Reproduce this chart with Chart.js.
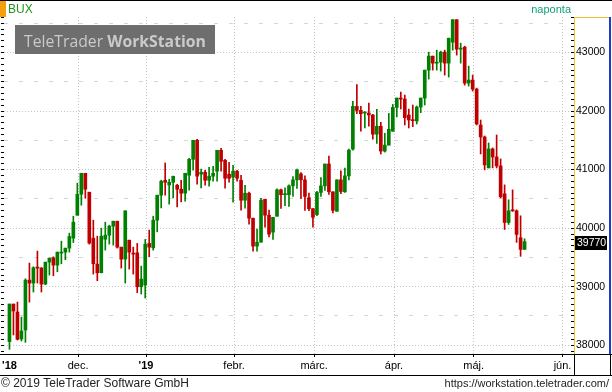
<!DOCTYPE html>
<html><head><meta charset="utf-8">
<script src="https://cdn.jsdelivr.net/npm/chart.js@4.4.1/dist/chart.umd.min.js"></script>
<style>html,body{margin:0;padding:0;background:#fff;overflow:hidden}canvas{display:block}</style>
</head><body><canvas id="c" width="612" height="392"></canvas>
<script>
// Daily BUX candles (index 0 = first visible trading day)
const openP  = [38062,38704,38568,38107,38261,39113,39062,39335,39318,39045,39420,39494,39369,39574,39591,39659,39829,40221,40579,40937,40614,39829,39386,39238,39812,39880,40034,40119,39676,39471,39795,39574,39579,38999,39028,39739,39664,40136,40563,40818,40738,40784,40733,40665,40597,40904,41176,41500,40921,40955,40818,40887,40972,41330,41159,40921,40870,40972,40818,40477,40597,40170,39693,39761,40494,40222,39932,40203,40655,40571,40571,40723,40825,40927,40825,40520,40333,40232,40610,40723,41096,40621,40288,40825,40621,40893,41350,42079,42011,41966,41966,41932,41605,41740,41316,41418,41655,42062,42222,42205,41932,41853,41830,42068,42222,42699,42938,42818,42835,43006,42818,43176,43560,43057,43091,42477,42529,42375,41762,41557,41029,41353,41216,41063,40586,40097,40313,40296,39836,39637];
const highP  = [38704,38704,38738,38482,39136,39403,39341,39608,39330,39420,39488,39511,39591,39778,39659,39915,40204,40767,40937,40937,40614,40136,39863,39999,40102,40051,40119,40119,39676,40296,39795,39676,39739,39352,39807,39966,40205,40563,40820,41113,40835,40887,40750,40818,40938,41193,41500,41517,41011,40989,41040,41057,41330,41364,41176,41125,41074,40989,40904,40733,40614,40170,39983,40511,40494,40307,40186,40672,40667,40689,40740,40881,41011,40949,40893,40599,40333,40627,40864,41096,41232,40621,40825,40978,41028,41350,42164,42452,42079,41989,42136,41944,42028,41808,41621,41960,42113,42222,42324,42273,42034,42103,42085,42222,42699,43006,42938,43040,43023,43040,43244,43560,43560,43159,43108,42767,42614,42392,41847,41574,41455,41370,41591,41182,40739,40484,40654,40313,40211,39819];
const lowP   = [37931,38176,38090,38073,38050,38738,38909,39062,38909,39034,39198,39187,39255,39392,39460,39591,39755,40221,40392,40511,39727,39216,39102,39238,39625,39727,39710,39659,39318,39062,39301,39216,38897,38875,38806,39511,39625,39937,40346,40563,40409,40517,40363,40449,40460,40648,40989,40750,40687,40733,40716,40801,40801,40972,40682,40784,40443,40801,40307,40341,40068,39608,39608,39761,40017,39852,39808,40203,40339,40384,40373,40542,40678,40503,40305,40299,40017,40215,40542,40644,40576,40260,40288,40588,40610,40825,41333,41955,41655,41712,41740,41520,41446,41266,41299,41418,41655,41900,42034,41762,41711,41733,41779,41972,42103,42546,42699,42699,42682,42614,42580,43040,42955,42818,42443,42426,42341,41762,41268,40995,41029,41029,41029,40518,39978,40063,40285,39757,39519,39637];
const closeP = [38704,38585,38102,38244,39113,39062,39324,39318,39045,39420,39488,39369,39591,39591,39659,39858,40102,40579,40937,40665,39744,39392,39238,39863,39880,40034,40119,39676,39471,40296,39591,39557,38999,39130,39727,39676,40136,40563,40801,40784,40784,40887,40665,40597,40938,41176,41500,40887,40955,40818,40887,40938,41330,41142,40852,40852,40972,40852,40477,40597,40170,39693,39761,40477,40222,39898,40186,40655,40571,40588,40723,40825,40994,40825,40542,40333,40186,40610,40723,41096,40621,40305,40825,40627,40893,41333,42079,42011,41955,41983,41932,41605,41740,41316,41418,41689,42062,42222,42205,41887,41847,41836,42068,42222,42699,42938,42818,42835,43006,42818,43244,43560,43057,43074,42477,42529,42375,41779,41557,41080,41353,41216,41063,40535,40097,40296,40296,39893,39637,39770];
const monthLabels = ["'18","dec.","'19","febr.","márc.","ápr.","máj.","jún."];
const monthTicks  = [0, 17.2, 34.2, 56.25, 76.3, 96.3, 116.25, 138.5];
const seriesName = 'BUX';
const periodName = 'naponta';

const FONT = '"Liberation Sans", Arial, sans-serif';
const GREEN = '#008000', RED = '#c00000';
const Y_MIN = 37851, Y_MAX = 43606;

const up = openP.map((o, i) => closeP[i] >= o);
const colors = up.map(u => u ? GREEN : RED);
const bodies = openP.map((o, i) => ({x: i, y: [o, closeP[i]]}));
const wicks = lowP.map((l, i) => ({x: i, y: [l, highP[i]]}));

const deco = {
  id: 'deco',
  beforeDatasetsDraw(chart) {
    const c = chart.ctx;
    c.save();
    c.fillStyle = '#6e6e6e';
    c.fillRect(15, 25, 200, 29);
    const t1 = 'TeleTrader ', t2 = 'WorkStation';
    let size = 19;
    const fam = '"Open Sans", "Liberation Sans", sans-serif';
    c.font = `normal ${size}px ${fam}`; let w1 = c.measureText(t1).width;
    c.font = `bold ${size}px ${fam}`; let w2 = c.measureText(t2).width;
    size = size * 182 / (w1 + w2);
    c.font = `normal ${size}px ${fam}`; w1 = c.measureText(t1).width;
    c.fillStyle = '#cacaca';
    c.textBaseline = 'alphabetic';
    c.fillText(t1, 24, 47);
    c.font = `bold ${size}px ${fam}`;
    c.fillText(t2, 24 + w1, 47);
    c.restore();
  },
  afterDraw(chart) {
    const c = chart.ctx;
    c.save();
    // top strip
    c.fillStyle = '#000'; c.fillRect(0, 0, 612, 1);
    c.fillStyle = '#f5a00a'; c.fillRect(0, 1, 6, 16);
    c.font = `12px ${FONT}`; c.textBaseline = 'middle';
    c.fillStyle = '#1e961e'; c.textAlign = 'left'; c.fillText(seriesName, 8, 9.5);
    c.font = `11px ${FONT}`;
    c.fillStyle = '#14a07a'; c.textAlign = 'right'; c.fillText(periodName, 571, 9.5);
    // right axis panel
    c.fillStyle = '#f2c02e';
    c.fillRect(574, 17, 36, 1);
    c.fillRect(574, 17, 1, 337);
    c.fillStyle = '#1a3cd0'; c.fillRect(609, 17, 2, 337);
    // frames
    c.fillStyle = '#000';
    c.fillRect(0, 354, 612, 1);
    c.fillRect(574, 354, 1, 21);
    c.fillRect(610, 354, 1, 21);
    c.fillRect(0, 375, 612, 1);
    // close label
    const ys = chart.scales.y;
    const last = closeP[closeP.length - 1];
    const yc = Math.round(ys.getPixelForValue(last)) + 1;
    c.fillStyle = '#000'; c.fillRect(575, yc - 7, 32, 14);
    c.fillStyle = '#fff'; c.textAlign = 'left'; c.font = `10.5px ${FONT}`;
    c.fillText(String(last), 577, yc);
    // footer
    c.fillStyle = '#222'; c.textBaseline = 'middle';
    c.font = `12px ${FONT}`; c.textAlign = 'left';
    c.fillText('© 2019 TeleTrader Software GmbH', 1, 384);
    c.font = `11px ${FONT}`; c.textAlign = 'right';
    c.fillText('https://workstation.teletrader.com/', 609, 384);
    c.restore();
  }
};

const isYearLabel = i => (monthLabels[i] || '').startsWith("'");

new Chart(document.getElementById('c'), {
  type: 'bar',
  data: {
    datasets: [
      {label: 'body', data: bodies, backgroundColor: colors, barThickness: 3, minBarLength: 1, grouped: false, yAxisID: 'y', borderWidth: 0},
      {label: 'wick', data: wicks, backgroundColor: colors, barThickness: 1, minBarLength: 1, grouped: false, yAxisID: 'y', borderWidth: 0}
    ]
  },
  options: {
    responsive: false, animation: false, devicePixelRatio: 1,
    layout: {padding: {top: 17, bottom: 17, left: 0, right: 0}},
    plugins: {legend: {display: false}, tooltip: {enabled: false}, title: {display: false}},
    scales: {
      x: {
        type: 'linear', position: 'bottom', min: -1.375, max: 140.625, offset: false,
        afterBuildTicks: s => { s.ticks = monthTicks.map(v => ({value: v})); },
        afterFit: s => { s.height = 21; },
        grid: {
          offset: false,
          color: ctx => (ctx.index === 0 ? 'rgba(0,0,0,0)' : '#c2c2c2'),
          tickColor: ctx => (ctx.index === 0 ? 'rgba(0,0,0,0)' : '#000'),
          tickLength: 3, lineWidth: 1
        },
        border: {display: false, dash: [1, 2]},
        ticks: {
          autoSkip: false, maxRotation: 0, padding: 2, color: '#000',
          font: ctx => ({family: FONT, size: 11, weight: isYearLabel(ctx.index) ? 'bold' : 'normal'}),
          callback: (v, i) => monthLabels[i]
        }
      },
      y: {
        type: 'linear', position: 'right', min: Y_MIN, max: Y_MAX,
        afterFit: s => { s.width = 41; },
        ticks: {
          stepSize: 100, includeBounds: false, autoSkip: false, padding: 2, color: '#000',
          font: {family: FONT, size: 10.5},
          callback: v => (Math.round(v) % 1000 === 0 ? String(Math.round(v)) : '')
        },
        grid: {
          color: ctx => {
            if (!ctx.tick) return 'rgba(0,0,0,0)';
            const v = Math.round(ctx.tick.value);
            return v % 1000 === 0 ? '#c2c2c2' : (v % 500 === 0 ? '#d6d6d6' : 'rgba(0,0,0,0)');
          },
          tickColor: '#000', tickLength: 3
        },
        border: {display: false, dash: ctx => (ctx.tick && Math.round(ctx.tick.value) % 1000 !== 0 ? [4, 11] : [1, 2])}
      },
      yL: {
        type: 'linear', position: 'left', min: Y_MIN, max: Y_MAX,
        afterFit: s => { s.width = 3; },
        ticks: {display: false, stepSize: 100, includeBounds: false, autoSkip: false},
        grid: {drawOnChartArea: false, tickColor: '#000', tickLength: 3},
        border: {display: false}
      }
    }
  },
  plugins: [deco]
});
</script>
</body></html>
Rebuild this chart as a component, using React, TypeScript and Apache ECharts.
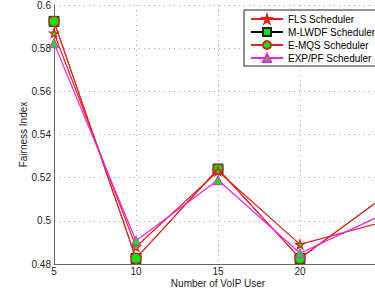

*-*-*

* _GIVEN PROBLEM_: Check each line above for "this" and return the ones that have it.

* _FINISHED TASK_:
Reproduce this chart with Chart.js.
Rebuild this chart as a component, using React, TypeScript and Apache ECharts.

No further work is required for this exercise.